* [Task details]:
Extract the run of lines that starts at the top of the records below and ends at the line with "61.4, 62.4, 62.8]", keeping both ends and excluding pictures.

Figure scripts:
———

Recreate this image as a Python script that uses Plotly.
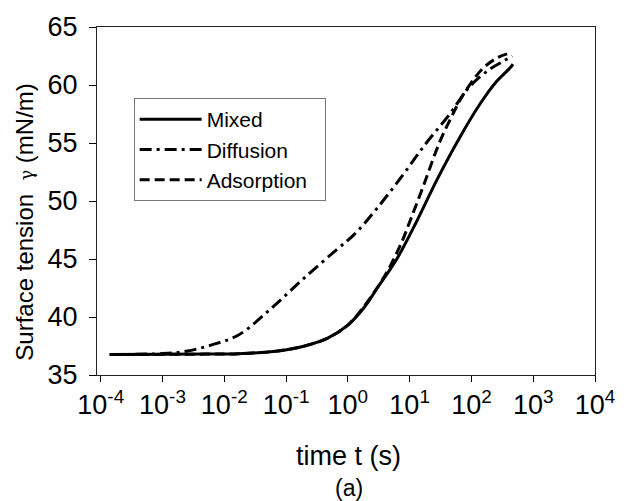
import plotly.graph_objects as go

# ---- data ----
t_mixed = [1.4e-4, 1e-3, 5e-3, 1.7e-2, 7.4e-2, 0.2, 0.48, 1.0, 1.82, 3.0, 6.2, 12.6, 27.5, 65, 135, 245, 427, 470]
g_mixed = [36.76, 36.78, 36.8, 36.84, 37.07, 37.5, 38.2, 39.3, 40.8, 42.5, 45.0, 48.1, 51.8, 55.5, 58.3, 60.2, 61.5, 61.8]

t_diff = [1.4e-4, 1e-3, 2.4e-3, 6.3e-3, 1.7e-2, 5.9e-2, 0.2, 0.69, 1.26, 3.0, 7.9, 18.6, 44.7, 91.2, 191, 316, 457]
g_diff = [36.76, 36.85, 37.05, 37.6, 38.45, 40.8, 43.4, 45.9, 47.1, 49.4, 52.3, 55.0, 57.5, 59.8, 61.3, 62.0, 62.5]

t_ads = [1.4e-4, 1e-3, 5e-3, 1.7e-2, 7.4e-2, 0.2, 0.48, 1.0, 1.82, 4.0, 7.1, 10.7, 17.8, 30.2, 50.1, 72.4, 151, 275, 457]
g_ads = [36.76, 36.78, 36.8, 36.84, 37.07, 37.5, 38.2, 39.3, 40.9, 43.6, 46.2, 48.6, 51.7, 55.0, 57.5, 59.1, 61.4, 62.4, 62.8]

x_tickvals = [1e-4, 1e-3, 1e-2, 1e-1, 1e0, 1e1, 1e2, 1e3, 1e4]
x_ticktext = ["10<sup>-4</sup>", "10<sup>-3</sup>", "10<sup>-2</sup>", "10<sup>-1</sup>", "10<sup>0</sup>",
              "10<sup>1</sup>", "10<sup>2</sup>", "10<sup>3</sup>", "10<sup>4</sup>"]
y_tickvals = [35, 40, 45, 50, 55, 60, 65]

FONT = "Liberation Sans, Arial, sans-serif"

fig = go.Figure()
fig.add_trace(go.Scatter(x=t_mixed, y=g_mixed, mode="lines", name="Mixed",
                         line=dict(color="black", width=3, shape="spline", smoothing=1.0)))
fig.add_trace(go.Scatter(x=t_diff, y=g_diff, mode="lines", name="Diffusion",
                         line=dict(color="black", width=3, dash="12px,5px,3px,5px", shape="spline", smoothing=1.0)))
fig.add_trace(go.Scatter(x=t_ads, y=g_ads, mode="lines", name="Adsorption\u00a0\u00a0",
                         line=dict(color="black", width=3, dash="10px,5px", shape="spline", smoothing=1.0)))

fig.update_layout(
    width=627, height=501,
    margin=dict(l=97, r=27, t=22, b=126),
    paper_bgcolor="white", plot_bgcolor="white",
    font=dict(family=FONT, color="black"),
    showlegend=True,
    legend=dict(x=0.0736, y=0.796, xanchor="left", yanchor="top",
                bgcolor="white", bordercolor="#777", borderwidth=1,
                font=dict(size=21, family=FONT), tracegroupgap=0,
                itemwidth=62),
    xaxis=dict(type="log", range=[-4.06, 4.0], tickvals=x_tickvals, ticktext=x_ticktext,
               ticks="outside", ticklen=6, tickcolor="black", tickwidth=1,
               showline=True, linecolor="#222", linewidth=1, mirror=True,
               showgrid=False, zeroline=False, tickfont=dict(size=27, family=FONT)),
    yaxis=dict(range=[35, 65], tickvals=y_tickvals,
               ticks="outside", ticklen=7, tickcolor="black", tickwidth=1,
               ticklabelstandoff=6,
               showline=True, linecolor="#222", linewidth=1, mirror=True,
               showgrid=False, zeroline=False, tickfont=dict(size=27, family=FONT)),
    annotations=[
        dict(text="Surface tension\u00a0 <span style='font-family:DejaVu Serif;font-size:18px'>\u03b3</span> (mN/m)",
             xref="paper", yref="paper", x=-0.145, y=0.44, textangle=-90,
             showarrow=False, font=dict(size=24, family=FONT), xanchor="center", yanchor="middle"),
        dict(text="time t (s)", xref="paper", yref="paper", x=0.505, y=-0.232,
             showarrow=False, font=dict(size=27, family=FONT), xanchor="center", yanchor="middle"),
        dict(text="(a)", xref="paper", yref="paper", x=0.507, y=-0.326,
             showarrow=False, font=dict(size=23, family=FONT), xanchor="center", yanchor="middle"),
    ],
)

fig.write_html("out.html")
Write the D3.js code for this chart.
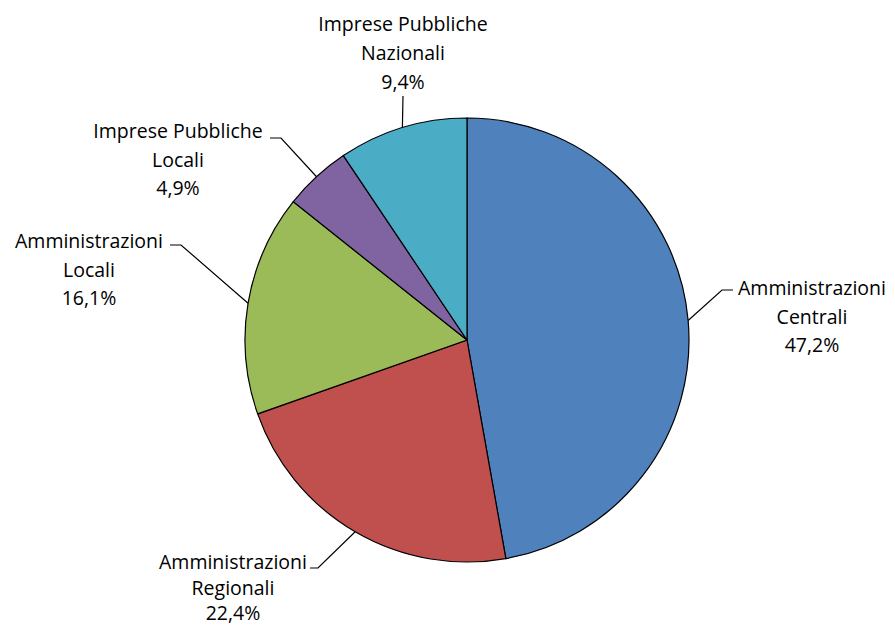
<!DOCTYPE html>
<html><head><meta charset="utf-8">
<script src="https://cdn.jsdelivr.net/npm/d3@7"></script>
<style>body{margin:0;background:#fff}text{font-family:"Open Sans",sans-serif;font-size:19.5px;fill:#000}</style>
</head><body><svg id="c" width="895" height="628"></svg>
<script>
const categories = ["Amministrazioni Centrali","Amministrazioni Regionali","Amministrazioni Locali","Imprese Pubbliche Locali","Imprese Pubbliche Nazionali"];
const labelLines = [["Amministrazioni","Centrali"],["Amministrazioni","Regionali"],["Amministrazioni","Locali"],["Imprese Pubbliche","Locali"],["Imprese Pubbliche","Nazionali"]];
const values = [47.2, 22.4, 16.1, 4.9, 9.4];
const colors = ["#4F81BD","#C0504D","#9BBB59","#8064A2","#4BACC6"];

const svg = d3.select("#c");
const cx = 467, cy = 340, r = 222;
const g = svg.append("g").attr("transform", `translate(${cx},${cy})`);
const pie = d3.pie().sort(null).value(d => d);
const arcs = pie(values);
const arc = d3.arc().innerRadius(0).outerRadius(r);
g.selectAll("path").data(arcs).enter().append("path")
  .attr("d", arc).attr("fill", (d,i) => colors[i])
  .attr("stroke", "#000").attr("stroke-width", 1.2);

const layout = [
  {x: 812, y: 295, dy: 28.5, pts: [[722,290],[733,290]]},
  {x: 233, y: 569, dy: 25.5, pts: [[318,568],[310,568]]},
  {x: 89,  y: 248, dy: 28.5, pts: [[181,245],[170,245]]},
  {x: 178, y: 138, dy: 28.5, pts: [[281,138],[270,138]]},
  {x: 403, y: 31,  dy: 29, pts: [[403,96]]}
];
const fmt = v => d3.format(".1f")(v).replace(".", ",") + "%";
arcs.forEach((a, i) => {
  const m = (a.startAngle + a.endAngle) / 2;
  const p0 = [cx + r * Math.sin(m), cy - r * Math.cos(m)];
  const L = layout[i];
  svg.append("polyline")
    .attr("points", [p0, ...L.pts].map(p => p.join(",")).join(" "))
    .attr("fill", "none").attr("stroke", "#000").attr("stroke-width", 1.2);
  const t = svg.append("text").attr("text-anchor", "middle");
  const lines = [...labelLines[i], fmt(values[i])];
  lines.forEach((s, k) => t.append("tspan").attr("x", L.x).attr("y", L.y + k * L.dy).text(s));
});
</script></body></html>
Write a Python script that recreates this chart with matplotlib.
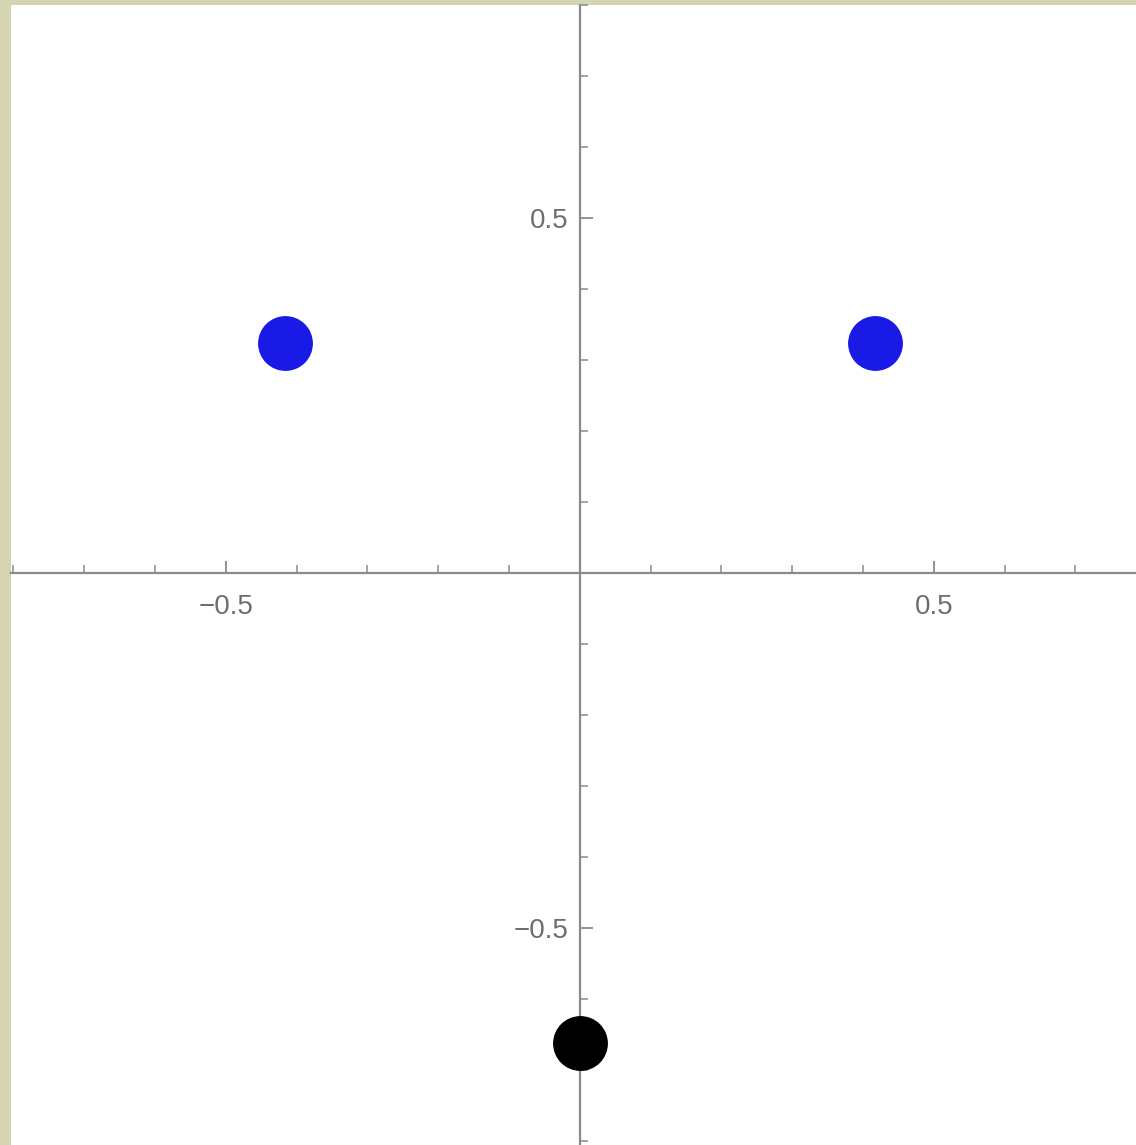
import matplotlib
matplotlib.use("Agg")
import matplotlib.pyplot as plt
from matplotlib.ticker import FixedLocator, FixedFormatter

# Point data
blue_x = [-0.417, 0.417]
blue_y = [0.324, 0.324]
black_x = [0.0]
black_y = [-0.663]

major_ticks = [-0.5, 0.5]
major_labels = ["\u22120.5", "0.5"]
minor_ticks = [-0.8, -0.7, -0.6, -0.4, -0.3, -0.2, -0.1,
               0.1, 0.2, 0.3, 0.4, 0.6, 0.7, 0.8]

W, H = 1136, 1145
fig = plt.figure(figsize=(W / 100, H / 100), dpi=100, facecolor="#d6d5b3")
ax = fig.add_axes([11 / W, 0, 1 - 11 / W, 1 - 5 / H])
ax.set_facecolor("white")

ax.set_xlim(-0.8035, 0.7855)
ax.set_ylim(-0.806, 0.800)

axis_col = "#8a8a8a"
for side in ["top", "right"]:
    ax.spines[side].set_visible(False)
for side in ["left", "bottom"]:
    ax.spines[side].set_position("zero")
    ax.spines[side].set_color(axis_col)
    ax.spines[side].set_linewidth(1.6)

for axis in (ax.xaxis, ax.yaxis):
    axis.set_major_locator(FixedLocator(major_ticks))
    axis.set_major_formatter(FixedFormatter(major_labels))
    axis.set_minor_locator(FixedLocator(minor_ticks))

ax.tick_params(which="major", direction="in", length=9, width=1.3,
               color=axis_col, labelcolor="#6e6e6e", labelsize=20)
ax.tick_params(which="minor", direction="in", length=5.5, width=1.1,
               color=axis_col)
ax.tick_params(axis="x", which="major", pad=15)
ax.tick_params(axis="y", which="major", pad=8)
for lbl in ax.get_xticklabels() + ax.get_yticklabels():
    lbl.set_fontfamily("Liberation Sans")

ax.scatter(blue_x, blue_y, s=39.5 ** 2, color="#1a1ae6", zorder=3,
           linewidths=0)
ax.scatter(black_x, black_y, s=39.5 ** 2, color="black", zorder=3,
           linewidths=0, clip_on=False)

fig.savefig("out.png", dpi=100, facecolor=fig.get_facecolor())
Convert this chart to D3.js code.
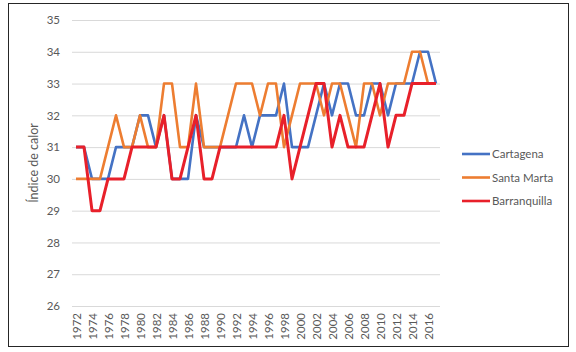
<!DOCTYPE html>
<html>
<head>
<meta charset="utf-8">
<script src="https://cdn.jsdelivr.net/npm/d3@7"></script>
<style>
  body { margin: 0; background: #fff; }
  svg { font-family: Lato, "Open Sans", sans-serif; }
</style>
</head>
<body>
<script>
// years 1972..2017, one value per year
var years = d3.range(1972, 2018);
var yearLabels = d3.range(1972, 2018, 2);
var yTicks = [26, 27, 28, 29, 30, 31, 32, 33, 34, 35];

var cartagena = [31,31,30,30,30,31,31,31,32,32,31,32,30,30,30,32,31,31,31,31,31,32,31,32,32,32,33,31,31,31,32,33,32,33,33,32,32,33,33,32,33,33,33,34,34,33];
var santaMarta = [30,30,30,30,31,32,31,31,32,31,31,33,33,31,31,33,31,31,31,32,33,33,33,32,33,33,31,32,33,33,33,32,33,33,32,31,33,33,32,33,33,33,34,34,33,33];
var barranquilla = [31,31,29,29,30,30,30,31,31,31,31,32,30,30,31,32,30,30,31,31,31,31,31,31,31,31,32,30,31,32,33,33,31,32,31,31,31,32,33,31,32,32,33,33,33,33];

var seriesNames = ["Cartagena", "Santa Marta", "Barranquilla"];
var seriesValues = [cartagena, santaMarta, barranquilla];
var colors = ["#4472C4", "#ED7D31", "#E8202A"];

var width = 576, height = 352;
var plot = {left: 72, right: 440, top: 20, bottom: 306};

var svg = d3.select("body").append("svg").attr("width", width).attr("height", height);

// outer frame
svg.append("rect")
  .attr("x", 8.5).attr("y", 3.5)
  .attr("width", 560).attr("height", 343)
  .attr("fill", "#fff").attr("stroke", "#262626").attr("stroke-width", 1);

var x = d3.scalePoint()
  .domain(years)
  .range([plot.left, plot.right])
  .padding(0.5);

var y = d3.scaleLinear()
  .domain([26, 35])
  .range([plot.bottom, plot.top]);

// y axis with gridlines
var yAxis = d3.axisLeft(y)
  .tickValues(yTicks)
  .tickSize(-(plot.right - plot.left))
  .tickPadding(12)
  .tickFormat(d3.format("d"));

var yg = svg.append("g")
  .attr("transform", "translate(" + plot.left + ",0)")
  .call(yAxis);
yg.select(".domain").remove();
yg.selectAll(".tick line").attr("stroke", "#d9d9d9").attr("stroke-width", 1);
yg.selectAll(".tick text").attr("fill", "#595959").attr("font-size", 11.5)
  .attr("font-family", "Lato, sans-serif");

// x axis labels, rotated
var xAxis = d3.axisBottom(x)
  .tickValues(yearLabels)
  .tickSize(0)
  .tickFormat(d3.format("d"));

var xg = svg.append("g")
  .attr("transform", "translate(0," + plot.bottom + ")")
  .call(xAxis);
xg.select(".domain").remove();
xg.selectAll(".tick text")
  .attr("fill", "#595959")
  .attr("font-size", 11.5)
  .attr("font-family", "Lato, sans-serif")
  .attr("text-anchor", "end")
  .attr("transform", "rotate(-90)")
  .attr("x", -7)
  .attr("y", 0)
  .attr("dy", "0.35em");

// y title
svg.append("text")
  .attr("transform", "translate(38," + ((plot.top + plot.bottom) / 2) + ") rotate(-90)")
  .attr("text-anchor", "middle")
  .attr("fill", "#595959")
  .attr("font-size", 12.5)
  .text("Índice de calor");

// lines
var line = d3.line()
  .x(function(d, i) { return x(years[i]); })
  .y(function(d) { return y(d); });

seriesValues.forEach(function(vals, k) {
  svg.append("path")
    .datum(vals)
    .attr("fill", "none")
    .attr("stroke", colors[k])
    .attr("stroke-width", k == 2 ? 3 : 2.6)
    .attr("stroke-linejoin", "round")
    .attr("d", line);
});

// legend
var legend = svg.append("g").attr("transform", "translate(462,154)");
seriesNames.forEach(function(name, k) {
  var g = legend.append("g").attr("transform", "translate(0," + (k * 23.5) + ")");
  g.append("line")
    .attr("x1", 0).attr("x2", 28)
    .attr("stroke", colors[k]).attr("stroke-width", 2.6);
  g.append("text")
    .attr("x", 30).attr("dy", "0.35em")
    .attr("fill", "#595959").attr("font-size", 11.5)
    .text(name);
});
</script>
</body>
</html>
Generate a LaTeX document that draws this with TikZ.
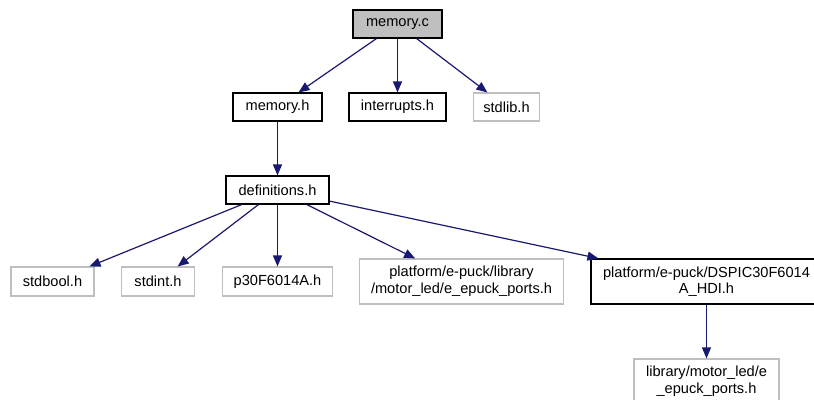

———

* [Response to the exercise]:
Recreate this image as a Python script that uses Plotly.
import plotly.graph_objects as go

# ---- data ----
t_mixed = [1.4e-4, 1e-3, 5e-3, 1.7e-2, 7.4e-2, 0.2, 0.48, 1.0, 1.82, 3.0, 6.2, 12.6, 27.5, 65, 135, 245, 427, 470]
g_mixed = [36.76, 36.78, 36.8, 36.84, 37.07, 37.5, 38.2, 39.3, 40.8, 42.5, 45.0, 48.1, 51.8, 55.5, 58.3, 60.2, 61.5, 61.8]

t_diff = [1.4e-4, 1e-3, 2.4e-3, 6.3e-3, 1.7e-2, 5.9e-2, 0.2, 0.69, 1.26, 3.0, 7.9, 18.6, 44.7, 91.2, 191, 316, 457]
g_diff = [36.76, 36.85, 37.05, 37.6, 38.45, 40.8, 43.4, 45.9, 47.1, 49.4, 52.3, 55.0, 57.5, 59.8, 61.3, 62.0, 62.5]

t_ads = [1.4e-4, 1e-3, 5e-3, 1.7e-2, 7.4e-2, 0.2, 0.48, 1.0, 1.82, 4.0, 7.1, 10.7, 17.8, 30.2, 50.1, 72.4, 151, 275, 457]
g_ads = [36.76, 36.78, 36.8, 36.84, 37.07, 37.5, 38.2, 39.3, 40.9, 43.6, 46.2, 48.6, 51.7, 55.0, 57.5, 59.1, 61.4, 62.4, 62.8]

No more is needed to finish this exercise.